Thursday 27 December 2018

Establishing identity within a group of services

How can a group of services determine each other's identity?

For the purpose of this discussion, the services are connected (indirectly) to each other over a network, and the services are capable of storing secrets, which can be securely distributed to the services.  A central service can also exist with which all other services can authenticate i.e. have a trusted connection to.

If the central service establishes itself as the registration authority, it can issue credentials e.g. secret key, password, private key etc., then we have a group where every service that registers can authenticate itself back to the central service in the future.  That doesn't immediately allow services to identify themselves to other services.

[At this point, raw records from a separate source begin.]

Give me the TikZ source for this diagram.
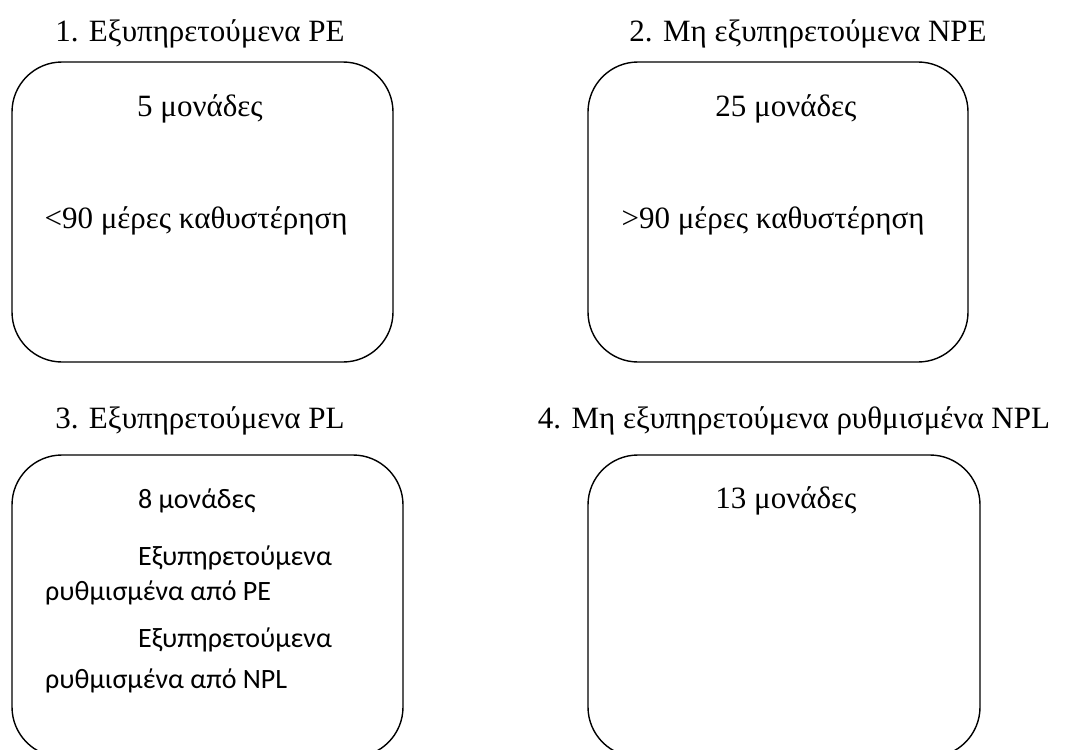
\documentclass[tikz,border=0pt]{standalone}
\usepackage{fontspec}
\setmainfont{Liberation Serif}
\newfontfamily\calib{Carlito}
\begin{document}
\begin{tikzpicture}[x=1pt,y=1pt,
  panel/.style={draw=black,line width=1.4pt,rounded corners=50pt,inner sep=0pt},
  sertxt/.style={font=\fontsize{31}{37}\selectfont,anchor=base,inner sep=0pt},
  santxt/.style={font=\calib\fontsize{28}{35}\selectfont,anchor=base west,inner sep=0pt}]
\useasboundingbox (0,0) rectangle (1067,-749);
\clip (0,0) rectangle (1067,-749);
% boxes
\node[panel,minimum width=381pt,minimum height=300pt] (b1) at (202.5,-212) {};
\node[panel,minimum width=380pt,minimum height=300pt] (b2) at (778,-212) {};
\node[panel,minimum width=391pt,minimum height=302pt] (b3) at (207.5,-606) {};
\node[panel,minimum width=392pt,minimum height=302pt] (b4) at (784,-606) {};
% titles
\node[sertxt] (t1) at (200,-42) {1. Εξυπηρετούμενα PE};
\node[sertxt] (t2) at (808,-42) {2. Μη εξυπηρετούμενα NPE};
\node[sertxt] (t3) at (200,-428) {3. Εξυπηρετούμενα PL};
\node[sertxt] (t4) at (794,-428) {4. Μη εξυπηρετούμενα ρυθμισμένα NPL};
% box 1
\node[sertxt] (u1) at (200,-117) {5 μονάδες};
\node[sertxt] (d1) at (196,-228) {<90 μέρες καθυστέρηση};
% box 2
\node[sertxt] (u2) at (786,-117) {25 μονάδες};
\node[sertxt] (d2) at (773,-228) {>90 μέρες καθυστέρηση};
% box 3
\node[santxt] (u3) at (138,-508) {8 μονάδες};
\node[santxt] (l3a) at (138,-565) {Εξυπηρετούμενα};
\node[santxt] (l3b) at (45,-600) {ρυθμισμένα από PE};
\node[santxt] (l3c) at (138,-647) {Εξυπηρετούμενα};
\node[santxt] (l3d) at (45,-688) {ρυθμισμένα από NPL};
% box 4
\node[sertxt] (u4) at (786,-508) {13 μονάδες};
\end{tikzpicture}
\end{document}
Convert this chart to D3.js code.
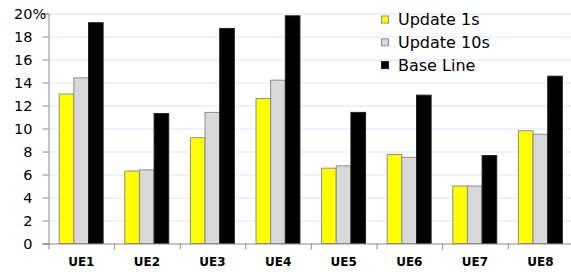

We usually have additional constraints though, such as
- service-to-service identification should not have to involve the central service every time services communicate, but bootstrapping via trusted centralised information, or occasionally talk to the central component is acceptable
- the overhead of proving identity should not be a burden
- direct connections between services don't exist e.g. there are intermediate network devices
- replay attacks should not work
- stealing credentials is not in our threat model, but stealing ephemeral credentials should not lead to permanent compromise of an identity

Secret Key pairs
A central service can hand out keys unique to every pair of services, and that way each service can sign a message and the receiving service will know it must have originated from them because only they have the key.  For N services that requires managing O(N^2) keys.  Keys would need an identifier, a lifetime and to be rotated, all without causing any downtime or miscommunication.  Creating signatures would be simple and signatures would be small.

PKI
Each component can get an asymmetric key, and then sign a message and the receiving component will verify the signature via the public key, which it obtains from a central trusted location, and it will then know it must have originated from the signer because only they have the private key.  For N services that requires managing O(N) keys.  Keys would need an identifier, a lifetime and to be rotated, all without causing any downtime or miscommunication.  Signatures that would be sent would be somewhat large ~ 1-2KB.

Mutual-TLS
This implies that either the TLS is terminated at each component, or if terminated at some intermediate network point the client certificate is transmitted as an HTTP header.  The same constraints as for PKI exist. 

OIDC/OAuth2
Each service (client) gets an ID Token for each other service (Relying Party) it needs to talk to (the ID Token audience would be the Relying Party service).  The lifetime of the ID Token would control how often each component needs to talk to the central component.  For N services that requires managing O(N) secrets.  The tokens used would need to be regularly refreshed at the central service.

Kerberos
Designed to solve this problem, but difficult to understand and get assurance of security.

There are likely others I am missing.